# WORK INSTRUCTIONS:
Quote every line below exactly and skip any picture.

# AVAILABLE DATA:
-=-=-

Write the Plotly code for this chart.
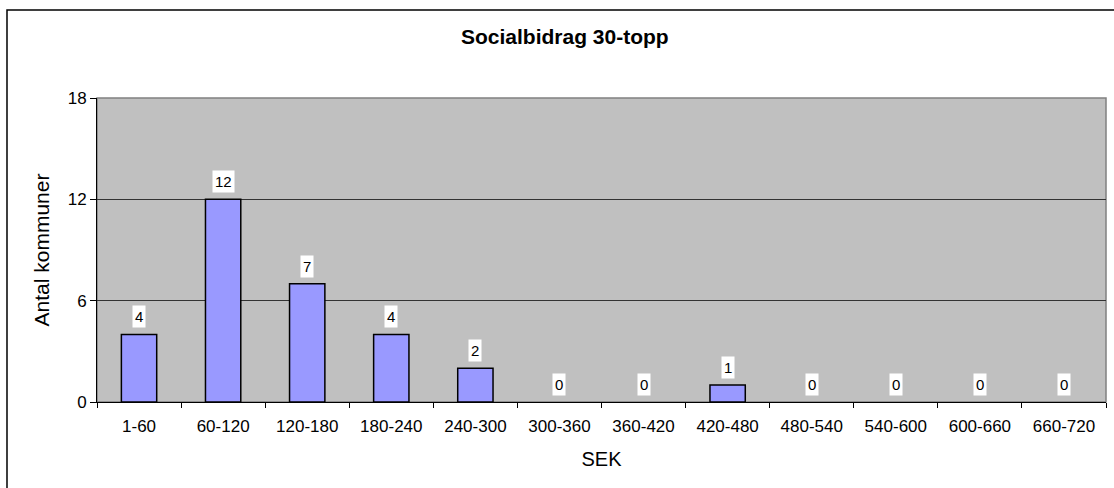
import plotly.graph_objects as go

# data
kategorier = ["1-60", "60-120", "120-180", "180-240", "240-300", "300-360",
              "360-420", "420-480", "480-540", "540-600", "600-660", "660-720"]
antal = [4, 12, 7, 4, 2, 0, 0, 1, 0, 0, 0, 0]
y_ticks = [0, 6, 12, 18]

FONT = "Liberation Sans, Arial, sans-serif"

fig = go.Figure(go.Bar(
    x=kategorier, y=antal,
    marker=dict(color="#9999FF",
                line=dict(color="black", width=[1.5 if v else 0 for v in antal])),
    width=0.42,
    hoverinfo="x+y",
))

# dataetiketter med vit bakgrund
for k, v in zip(kategorier, antal):
    fig.add_annotation(
        x=k, y=v, text=str(v), showarrow=False,
        yanchor="bottom", yshift=6,
        bgcolor="white", borderpad=2,
        font=dict(family=FONT, size=15, color="black"),
    )

# plotytans ram och diagrammets yttre ram
fig.add_shape(type="rect", xref="paper", yref="paper", x0=0, x1=1, y0=0, y1=1,
              line=dict(color="#808080", width=1.5), layer="below")
fig.add_shape(type="rect", xref="paper", yref="paper",
              x0=-0.0892, x1=1.2, y0=-0.5, y1=1.2895,
              line=dict(color="black", width=1.5))

fig.update_layout(
    width=1114, height=488,
    margin=dict(l=97, r=8, t=98, b=86),
    paper_bgcolor="white", plot_bgcolor="#C0C0C0",
    font=dict(family=FONT, color="black"),
    title=dict(text="<b>Socialbidrag 30-topp</b>", x=0.507, xanchor="center",
               y=1 - 37 / 488, yanchor="middle", font=dict(size=21)),
    showlegend=False,
    bargap=0.58,
)
fig.update_xaxes(
    title=dict(text="SEK", font=dict(size=20), standoff=16),
    tickfont=dict(size=17), ticklabelstandoff=9,
    showline=True, linecolor="black", linewidth=1,
    ticks="outside", tickson="boundaries", ticklen=5, tickcolor="black",
    showgrid=False,
)
fig.update_yaxes(
    title=dict(text="Antal kommuner", font=dict(size=21), standoff=12),
    range=[0, 18], tickvals=y_ticks, tickfont=dict(size=17),
    showline=True, linecolor="black", linewidth=1,
    ticks="outside", ticklen=6, tickcolor="black",
    showgrid=True, gridcolor="#333333", gridwidth=1, zeroline=False,
)

fig.write_html("out.html", config={"displayModeBar": False},
               post_script="document.body.style.margin='0px';")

-=-=-

# SOLUTION TO THIS PROBLEM:
Write the Plotly code for this chart.
import plotly.graph_objects as go

# data
kategorier = ["1-60", "60-120", "120-180", "180-240", "240-300", "300-360",
              "360-420", "420-480", "480-540", "540-600", "600-660", "660-720"]
antal = [4, 12, 7, 4, 2, 0, 0, 1, 0, 0, 0, 0]
y_ticks = [0, 6, 12, 18]

FONT = "Liberation Sans, Arial, sans-serif"

fig = go.Figure(go.Bar(
    x=kategorier, y=antal,
    marker=dict(color="#9999FF",
                line=dict(color="black", width=[1.5 if v else 0 for v in antal])),
    width=0.42,
    hoverinfo="x+y",
))

# dataetiketter med vit bakgrund
for k, v in zip(kategorier, antal):
    fig.add_annotation(
        x=k, y=v, text=str(v), showarrow=False,
        yanchor="bottom", yshift=6,
        bgcolor="white", borderpad=2,
        font=dict(family=FONT, size=15, color="black"),
    )

# plotytans ram och diagrammets yttre ram
fig.add_shape(type="rect", xref="paper", yref="paper", x0=0, x1=1, y0=0, y1=1,
              line=dict(color="#808080", width=1.5), layer="below")
fig.add_shape(type="rect", xref="paper", yref="paper",
              x0=-0.0892, x1=1.2, y0=-0.5, y1=1.2895,
              line=dict(color="black", width=1.5))

fig.update_layout(
    width=1114, height=488,
    margin=dict(l=97, r=8, t=98, b=86),
    paper_bgcolor="white", plot_bgcolor="#C0C0C0",
    font=dict(family=FONT, color="black"),
    title=dict(text="<b>Socialbidrag 30-topp</b>", x=0.507, xanchor="center",
               y=1 - 37 / 488, yanchor="middle", font=dict(size=21)),
    showlegend=False,
    bargap=0.58,
)
fig.update_xaxes(
    title=dict(text="SEK", font=dict(size=20), standoff=16),
    tickfont=dict(size=17), ticklabelstandoff=9,
    showline=True, linecolor="black", linewidth=1,
    ticks="outside", tickson="boundaries", ticklen=5, tickcolor="black",
    showgrid=False,
)
fig.update_yaxes(
    title=dict(text="Antal kommuner", font=dict(size=21), standoff=12),
    range=[0, 18], tickvals=y_ticks, tickfont=dict(size=17),
    showline=True, linecolor="black", linewidth=1,
    ticks="outside", ticklen=6, tickcolor="black",
    showgrid=True, gridcolor="#333333", gridwidth=1, zeroline=False,
)

fig.write_html("out.html", config={"displayModeBar": False},
               post_script="document.body.style.margin='0px';")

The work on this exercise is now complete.